Verify the compactness of the following set in $C[0,1]$ with metric sup $$F=\{x_{\alpha}\in C[0,1]: x_{\alpha}(t)=\sin\alpha t, > \alpha\in[1,2]\}.$$
My attempt:
Consider $t_0\in [0,1]$.
$\forall x_{\alpha}\in F, \forall t\in [0,1]: |t-t_0|<\delta$. Let choose $\delta=\dfrac{\epsilon}{2}.$
$\Rightarrow |x_{\alpha}(t)-x_{\alpha}(t_0)|=|\sin\alpha t-\sin\alpha t_0|\leq|\alpha t-\alpha t_0|<2.\frac{\epsilon}{2}=\epsilon$.
$\Rightarrow \sup_{t\in[0,1]}|x_{\alpha}(t)-x_{\alpha}(t_0)|\leq\epsilon$
$\Rightarrow F$ is equicontinuous on $[0,1]$.
On the other hand, $\forall x_{\alpha}\in F, \forall t\in [0,1]$, $|x_{\alpha}(t)|\leq 1$.
According Arzela-Ascoli theorem, $F$ is relatively compact in $C[0,1]$.

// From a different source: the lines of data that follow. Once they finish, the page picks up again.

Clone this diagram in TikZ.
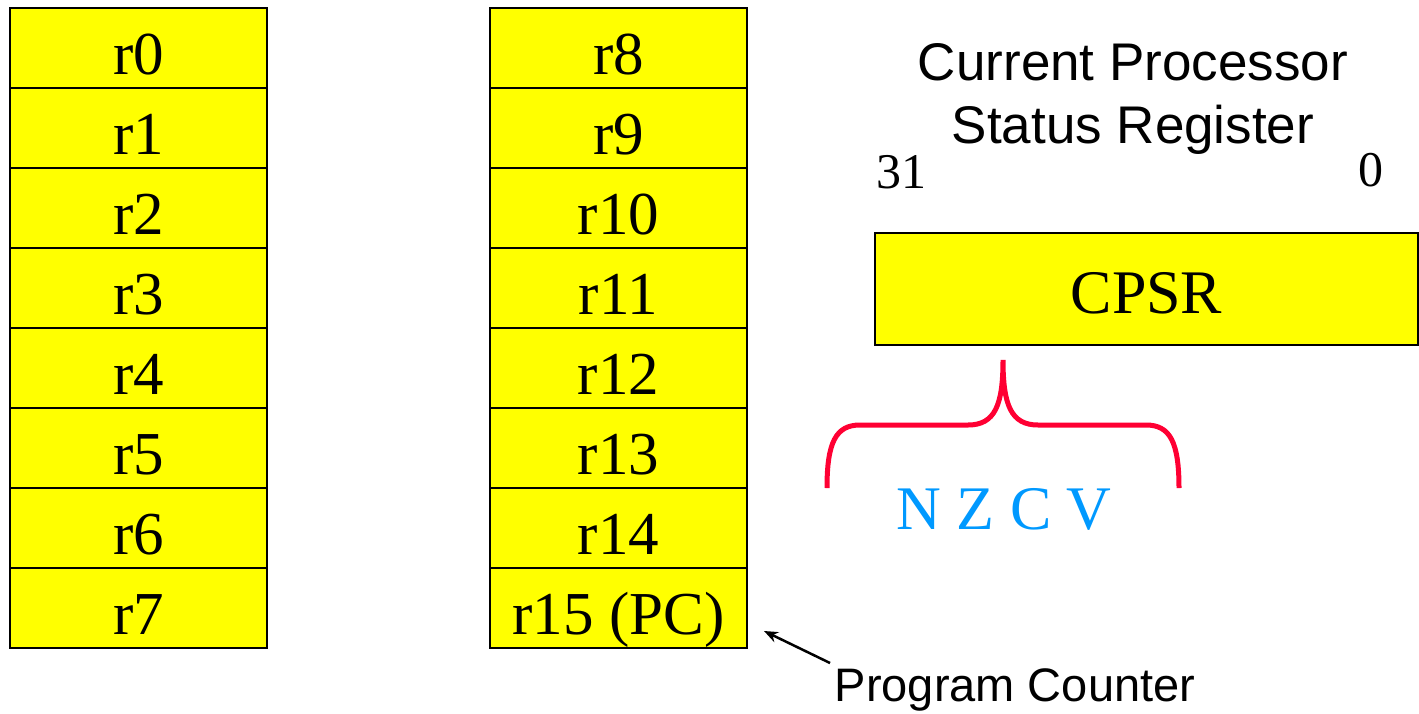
\documentclass[tikz,border=0pt]{standalone}
\usepackage{fontspec}
\setmainfont{Liberation Serif}
\newfontfamily\arialfont{Liberation Sans}
\usetikzlibrary{arrows.meta}
\definecolor{regyellow}{HTML}{FFFF00}
\definecolor{bracered}{HTML}{FF0033}
\definecolor{flagblue}{HTML}{0099FF}
\begin{document}
\begin{tikzpicture}[x=1pt,y=-1pt,
  reg/.style={draw=black, line width=2.5pt, fill=regyellow, minimum width=257pt, minimum height=80pt, inner sep=0pt, text height=52pt, text depth=0pt, font=\fontsize{61}{61}\selectfont},
  sanslabel/.style={inner sep=0pt, anchor=base, font=\arialfont\fontsize{53}{53}\selectfont},
  bitlabel/.style={inner sep=0pt, anchor=base, font=\fontsize{50}{50}\selectfont}]
\useasboundingbox (0,0) rectangle (1419,713);
\foreach \i in {0,...,7}{
  \node[reg] (r\i) at (138.5,{48+80*\i}) {r\i};
}
\foreach \i/\t in {8/r8,9/r9,10/r10,11/r11,12/r12,13/r13,14/r14,15/r15 (PC)}{
  \node[reg] (r\i) at (618.5,{48+80*(\i-8)}) {\t};
}
\node[reg, minimum width=543pt, minimum height=112pt, text height=48pt, font=\fontsize{62}{62}\selectfont] (cpsr) at (1146.5,289) {CPSR};
\node[sanslabel] (title1) at (1133,80) {Current Processor};
\node[sanslabel] (title2) at (1133,143) {Status Register};
\node[bitlabel] (b31) at (901,188) {31};
\node[bitlabel] (b0) at (1371,186) {0};
\draw[bracered, line width=5pt] (827,488) .. controls (827,442) and (836,425) .. (860,425) -- (968,425) .. controls (995,425) and (1003,405) .. (1003,360) .. controls (1003,405) and (1011,425) .. (1038,425) -- (1146,425) .. controls (1170,425) and (1179,442) .. (1179,488);
\node[inner sep=0pt, anchor=base, text=flagblue, font=\fontsize{62}{62}\selectfont] (flags) at (1004,529) {N Z C V};
\node[sanslabel, font=\arialfont\fontsize{47}{47}\selectfont] (pclabel) at (1015,701) {Program Counter};
\coordinate (pcstart) at (830,663);
\coordinate (pctip) at (764,631);
\draw[line width=2.5pt, -{Stealth[length=14pt,width=11pt]}] (pcstart) -- (pctip);
\end{tikzpicture}
\end{document}
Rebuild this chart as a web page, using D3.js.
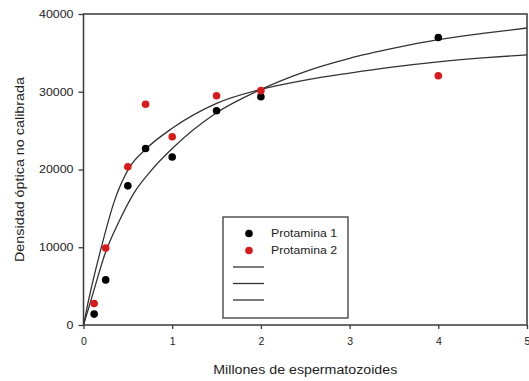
<!DOCTYPE html>
<html>
<head>
<meta charset="utf-8">
<script src="https://cdn.jsdelivr.net/npm/d3@7"></script>
<style>
  html, body { margin: 0; padding: 0; background: #fff; }
  svg { display: block; }
  text { font-family: "Liberation Sans", Arial, sans-serif; fill: #222; }
</style>
</head>
<body>
<svg id="chart" width="529" height="381"></svg>
<script>
// ---- data ----
const doses = [0.12, 0.25, 0.5, 0.7, 1.0, 1.5, 2.0, 4.0];
const protamina1 = [1400, 5800, 17900, 22700, 21600, 27560, 29360, 36980];
const protamina2 = [2770, 9900, 20360, 28390, 24220, 29490, 30140, 32060];

// fitted curves
const curveAx = [0, 0.05, 0.2, 0.35, 0.52, 0.7, 1.0, 1.5, 2.0, 2.5, 3.0, 3.5, 4.0, 4.5, 5.0];
const curveAy = [0, 2800, 9950, 16000, 20300, 22600, 25300, 28500, 30300, 31500, 32400, 33200, 33850, 34350, 34750];
const curveBx = [0, 0.09, 0.25, 0.4, 0.57, 0.75, 1.0, 1.5, 2.0, 2.5, 3.0, 3.5, 4.0, 4.5, 5.0];
const curveBy = [0, 3400, 9400, 13300, 17000, 19700, 22700, 27300, 30300, 32600, 34300, 35600, 36700, 37500, 38200];

const xTicks = [0, 1, 2, 3, 4, 5];
const yTicks = [0, 10000, 20000, 30000, 40000];
const seriesNames = ["Protamina 1", "Protamina 2"];
const seriesColors = ["#000000", "#d91a1a"];
const xTitle = "Millones de espermatozoides";
const yTitle = "Densidad óptica no calibrada";

// ---- layout ----
const svg = d3.select("#chart");
const L = 83.5, R = 527, T = 14, B = 325;
const x = d3.scaleLinear().domain([0, 5]).range([L, R]);
const y = d3.scaleLinear().domain([0, 40000]).range([B, T]);
const frameColor = "#3a3a3a";

// axes
const yAxis = d3.axisLeft(y).tickValues(yTicks).tickSize(5).tickSizeOuter(0).tickPadding(5).tickFormat(d3.format("d"));
const gy = svg.append("g").attr("transform", `translate(${L},0)`).call(yAxis);
gy.select(".domain").remove();
gy.selectAll(".tick line").attr("stroke", frameColor).attr("stroke-width", 1.3);
gy.selectAll(".tick text").style("font-size", "10.5px").attr("fill", "#222")
  .attr("textLength", d => String(d).length * 6.9).attr("lengthAdjust", "spacingAndGlyphs");

const xAxis = d3.axisBottom(x).tickValues(xTicks).tickSize(4).tickSizeOuter(0).tickPadding(9).tickFormat(d3.format("d"));
const gx = svg.append("g").attr("transform", `translate(0,${B})`).call(xAxis);
gx.select(".domain").remove();
gx.selectAll(".tick line").attr("stroke", frameColor).attr("stroke-width", 1.3);
gx.selectAll(".tick text").style("font-size", "10.5px").attr("fill", "#222");

// frame
svg.append("rect").attr("x", L).attr("y", T).attr("width", R - L).attr("height", B - T)
  .attr("fill", "none").attr("stroke", frameColor).attr("stroke-width", 1.5);

// titles
svg.append("text").attr("x", (L + R) / 2).attr("y", 374).attr("text-anchor", "middle")
  .style("font-size", "12.5px").attr("textLength", 184).attr("lengthAdjust", "spacingAndGlyphs").text(xTitle);
svg.append("text").attr("transform", `translate(24,${(T + B) / 2}) rotate(-90)`).attr("text-anchor", "middle")
  .style("font-size", "12.5px").attr("textLength", 185).attr("lengthAdjust", "spacingAndGlyphs").text(yTitle);

// curves
const line = d3.line().x(d => x(d[0])).y(d => y(d[1])).curve(d3.curveMonotoneX);
const clip = svg.append("clipPath").attr("id", "plotclip").append("rect")
  .attr("x", L).attr("y", T).attr("width", R - L).attr("height", B - T);
[[curveAx, curveAy], [curveBx, curveBy]].forEach(([cx, cy]) => {
  svg.append("path").datum(d3.zip(cx, cy)).attr("d", line)
    .attr("fill", "none").attr("stroke", "#333").attr("stroke-width", 1.3)
    .attr("clip-path", "url(#plotclip)");
});

// points
[protamina1, protamina2].forEach((vals, i) => {
  svg.append("g").selectAll("circle").data(d3.zip(doses, vals)).join("circle")
    .attr("cx", d => x(d[0])).attr("cy", d => y(d[1])).attr("r", 3.8)
    .attr("fill", seriesColors[i]);
});

// legend
const lg = svg.append("g");
lg.append("rect").attr("x", 223).attr("y", 217).attr("width", 125).attr("height", 101)
  .attr("fill", "#fff").attr("stroke", frameColor).attr("stroke-width", 1.3);
seriesNames.forEach((name, i) => {
  const cy = 233.5 + i * 17;
  lg.append("circle").attr("cx", 249).attr("cy", cy).attr("r", 3.8).attr("fill", seriesColors[i]);
  lg.append("text").attr("x", 271).attr("y", cy + 3.8).style("font-size", "10.5px")
    .attr("textLength", 66).attr("lengthAdjust", "spacingAndGlyphs").text(name);
});
[267, 283.5, 300].forEach(ly => {
  lg.append("line").attr("x1", 233).attr("x2", 264).attr("y1", ly).attr("y2", ly)
    .attr("stroke", "#333").attr("stroke-width", 1.3);
});
</script>
</body>
</html>
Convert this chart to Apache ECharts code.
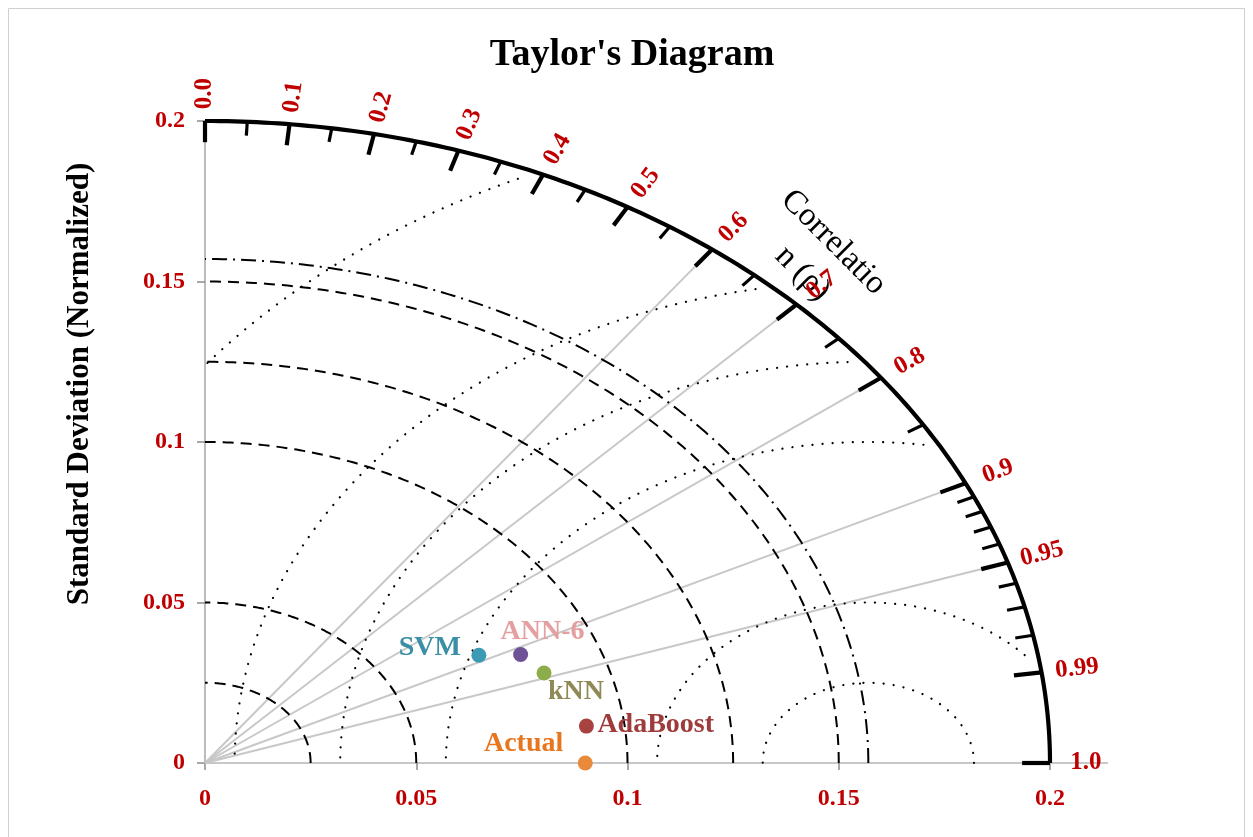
<!DOCTYPE html>
<html>
<head>
<meta charset="utf-8">
<title>Taylor's Diagram</title>
<script src="https://cdn.jsdelivr.net/npm/echarts@6/dist/echarts.min.js"></script>
<style>
  html, body { margin: 0; padding: 0; background: #ffffff; }
  #chart { width: 1253px; height: 837px; }
</style>
</head>
<body>
<div id="chart"></div>
<script>
// ---- model statistics (standard deviation, correlation with observations) ----
const modelNames   = ['Actual', 'AdaBoost', 'kNN', 'ANN-6', 'SVM'];
const stdDevs      = [0.090, 0.091, 0.085, 0.082, 0.073];
const correlations = [1.000, 0.992, 0.944, 0.911, 0.888];
const markerColors = ['#e8893c', '#a8423f', '#8cae4a', '#6f5196', '#3d9ab5'];
const labelColors  = ['#e8761e', '#9e3b3b', '#8f8a55', '#e4a0a0', '#3a8ea5'];

// ---- diagram grid definition ----
const axisMax   = 0.2;
const axisStep  = 0.05;
const refStd    = 0.157;                                   // reference standard deviation
const stdArcs   = [0.025, 0.05, 0.1, 0.125, 0.15];         // dashed std-dev circles
const rmsLevels = [0.025, 0.05, 0.1, 0.125, 0.15, 0.2];    // dotted centred-RMS circles
const corrRays  = [0.6, 0.7, 0.8, 0.9, 0.95];              // grey correlation rays
const corrMajor = [0.0, 0.1, 0.2, 0.3, 0.4, 0.5, 0.6, 0.7, 0.8, 0.9, 0.95, 0.99, 1.0];
const corrMajorLabels = ['0.0', '0.1', '0.2', '0.3', '0.4', '0.5', '0.6', '0.7', '0.8', '0.9', '0.95', '0.99', '1.0'];
const corrMinor = [0.05, 0.15, 0.25, 0.35, 0.45, 0.55, 0.65, 0.75, 0.85,
                   0.91, 0.92, 0.93, 0.94, 0.96, 0.97, 0.98];

// ---- styling ----
const SERIF = '"Liberation Serif", "Times New Roman", serif';
const RED = '#c00000';
const majorLen = 0.0066, minorLen = 0.0043;   // tick lengths, data units
const labelGap = 0.0085;                      // corr label centre beyond the arc
const rmsClip  = 0.197;                       // RMS contours stop just inside the arc
const xAxisOverhang = 0.2137;                 // baseline runs a little past the arc

// label placement for each model (relative to marker centre, px)
const labelLayout = [
  { align: 'right', offset: [-22, -19] },
  { align: 'left',  offset: [11, -1] },
  { align: 'left',  offset: [4, 19] },
  { align: 'left',  offset: [-20, -23] },
  { align: 'right', offset: [-18, -7] }
];

// (std, corr) -> cartesian data point
function polar(r, c) {
  return [r * c, r * Math.sqrt(Math.max(0, 1 - c * c))];
}

function arcPoints(api, r) {
  const pts = [];
  for (let i = 0; i <= 180; i++) {
    const t = (Math.PI / 2) * i / 180;
    pts.push(api.coord([r * Math.cos(t), r * Math.sin(t)]));
  }
  return pts;
}

// circle of radius R around (refStd, 0), clipped to the quadrant inside rmsClip
function rmsSegments(api, R) {
  const segs = [];
  let cur = [];
  const n = 720;
  for (let i = 0; i <= n; i++) {
    const t = Math.PI * i / n;
    const x = refStd + R * Math.cos(t);
    const y = R * Math.sin(t);
    const ok = x >= 0 && Math.hypot(x, y) <= rmsClip;
    if (ok) cur.push(api.coord([x, y]));
    else if (cur.length) { segs.push(cur); cur = []; }
  }
  if (cur.length) segs.push(cur);
  return segs;
}

const chart = echarts.init(document.getElementById('chart'), null, { renderer: 'canvas' });

const option = {
  backgroundColor: '#ffffff',
  animation: false,
  grid: { left: 205, top: 121, width: 845, height: 642, containLabel: false },
  xAxis: {
    type: 'value', min: 0, max: axisMax, interval: axisStep,
    axisLine: { show: true, lineStyle: { color: '#c8c8c8', width: 2 } },
    axisTick: { show: true, inside: false, length: 7, lineStyle: { color: '#8c8c8c', width: 1.5 } },
    axisLabel: { color: RED, fontFamily: SERIF, fontWeight: 'bold', fontSize: 24, margin: 24 },
    splitLine: { show: false }
  },
  yAxis: {
    type: 'value', min: 0, max: axisMax, interval: axisStep,
    axisLine: { show: true, lineStyle: { color: '#a6a6a6', width: 1.5 } },
    axisTick: { show: true, inside: false, length: 8, lineStyle: { color: '#8c8c8c', width: 1.5 } },
    axisLabel: { color: RED, fontFamily: SERIF, fontWeight: 'bold', fontSize: 24, margin: 20 },
    splitLine: { show: false }
  },
  graphic: [
    {
      type: 'rect', silent: true, z: -10,
      shape: { x: 8.5, y: 8.5, width: 1236, height: 840 },
      style: { fill: 'none', stroke: '#d0d0d0', lineWidth: 1 }
    },
    {
      type: 'text', x: 632, y: 55, z: 20,
      style: { text: "Taylor's Diagram", fill: '#000', fontFamily: SERIF, fontWeight: 'bold',
               fontSize: 38, align: 'center', verticalAlign: 'middle' }
    },
    {
      type: 'text', x: 80, y: 384, rotation: Math.PI / 2, z: 20,
      style: { text: 'Standard Deviation (Normalized)', fill: '#000', fontFamily: SERIF, fontWeight: 'bold',
               fontSize: 31, align: 'center', verticalAlign: 'middle' }
    },
    {
      type: 'text', x: 818, y: 258, rotation: -Math.PI / 4, z: 3,
      style: { text: 'Correlatio\nn (\u03c1)', fill: '#000', fontFamily: SERIF,
               fontSize: 33, lineHeight: 44, align: 'center', verticalAlign: 'middle' }
    }
  ],
  series: [
    // baseline continuation past the arc
    {
      type: 'custom', clip: false, silent: true, z: 1,
      data: [[axisMax, 0]],
      renderItem: function (params, api) {
        const a = api.coord([axisMax, 0]), b = api.coord([xAxisOverhang, 0]);
        return { type: 'line', shape: { x1: a[0], y1: a[1], x2: b[0], y2: b[1] },
                 style: { stroke: '#c8c8c8', lineWidth: 2 } };
      }
    },
    // grey correlation rays
    {
      type: 'custom', clip: false, silent: true, z: 2,
      data: corrRays.map(c => [c, 0]),
      renderItem: function (params, api) {
        const c = corrRays[params.dataIndex];
        const o = api.coord([0, 0]), p = api.coord(polar(axisMax, c));
        return { type: 'line', shape: { x1: o[0], y1: o[1], x2: p[0], y2: p[1] },
                 style: { stroke: '#c8c8c8', lineWidth: 2 } };
      }
    },
    // dashed standard deviation arcs
    {
      type: 'custom', clip: false, silent: true, z: 3,
      data: stdArcs.map(r => [r, 0]),
      renderItem: function (params, api) {
        return { type: 'polyline', shape: { points: arcPoints(api, stdArcs[params.dataIndex]) },
                 style: { fill: 'none', stroke: '#000', lineWidth: 2, lineDash: [11, 7] } };
      }
    },
    // dash-dot reference arc
    {
      type: 'custom', clip: false, silent: true, z: 3,
      data: [[refStd, 0]],
      renderItem: function (params, api) {
        return { type: 'polyline', shape: { points: arcPoints(api, refStd) },
                 style: { fill: 'none', stroke: '#000', lineWidth: 2, lineDash: [15, 6, 2, 6] } };
      }
    },
    // dotted centred-RMS difference circles
    {
      type: 'custom', clip: false, silent: true, z: 3,
      data: rmsLevels.map(r => [r, 0]),
      renderItem: function (params, api) {
        const segs = rmsSegments(api, rmsLevels[params.dataIndex]);
        return {
          type: 'group',
          children: segs.map(pts => ({
            type: 'polyline', shape: { points: pts },
            style: { fill: 'none', stroke: '#000', lineWidth: 2.2, lineCap: 'round', lineDash: [0.1, 10] }
          }))
        };
      }
    },
    // outer correlation arc
    {
      type: 'custom', clip: false, silent: true, z: 4,
      data: [[axisMax, 0]],
      renderItem: function (params, api) {
        return { type: 'polyline', shape: { points: arcPoints(api, axisMax) },
                 style: { fill: 'none', stroke: '#000', lineWidth: 4.2 } };
      }
    },
    // major ticks
    {
      type: 'custom', clip: false, silent: true, z: 4,
      data: corrMajor.map(c => [c, 0]),
      renderItem: function (params, api) {
        const c = corrMajor[params.dataIndex];
        const a = api.coord(polar(axisMax, c)), b = api.coord(polar(axisMax - majorLen, c));
        return { type: 'line', shape: { x1: a[0], y1: a[1], x2: b[0], y2: b[1] },
                 style: { stroke: '#000', lineWidth: 4.2 } };
      }
    },
    // minor ticks
    {
      type: 'custom', clip: false, silent: true, z: 4,
      data: corrMinor.map(c => [c, 0]),
      renderItem: function (params, api) {
        const c = corrMinor[params.dataIndex];
        const a = api.coord(polar(axisMax, c)), b = api.coord(polar(axisMax - minorLen, c));
        return { type: 'line', shape: { x1: a[0], y1: a[1], x2: b[0], y2: b[1] },
                 style: { stroke: '#000', lineWidth: 3.2 } };
      }
    },
    // correlation tick labels, oriented along each ray
    {
      type: 'custom', clip: false, silent: true, z: 6,
      data: corrMajor.map(c => [c, 0]),
      renderItem: function (params, api) {
        const i = params.dataIndex, c = corrMajor[i];
        const o = api.coord([0, 0]);
        const p = api.coord(polar(axisMax + labelGap, c));
        const ang = Math.atan2(o[1] - p[1], p[0] - o[0]);
        return {
          type: 'text', x: p[0], y: p[1], rotation: ang,
          style: { text: corrMajorLabels[i], fill: RED, fontFamily: SERIF, fontWeight: 'bold',
                   fontSize: 25, align: 'center', verticalAlign: 'middle' }
        };
      }
    },
    // model points
    {
      type: 'scatter', z: 10, symbol: 'circle', symbolSize: 15,
      data: modelNames.map((name, i) => ({
        name: name,
        value: polar(stdDevs[i], correlations[i]),
        itemStyle: { color: markerColors[i], opacity: 1 },
        label: Object.assign({ color: labelColors[i] }, labelLayout[i])
      })),
      label: {
        show: true, position: 'inside', formatter: '{b}',
        fontFamily: SERIF, fontWeight: 'bold', fontSize: 28, verticalAlign: 'middle'
      },
      emphasis: { disabled: true }
    }
  ]
};

chart.setOption(option);
</script>
</body>
</html>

Is my proof correct? And how can I prove it is compact or not? Thanks in advance
Your proof of relative compactness is correct. To show that $F$ is compact we have to show that it is closed. Suppose $\sin(\alpha_n t)$ converges to some element $g$ of $C[0,1]$. Since $[1,2]$ is compact there is a subsequence $(\alpha_{n_i})$ converging to some $\alpha \in [1,2]$. But then $g(t)=\lim \sin (\alpha_{n_i}t)= \sin (\alpha t)$ so the limit function $g$ belongs to $F$.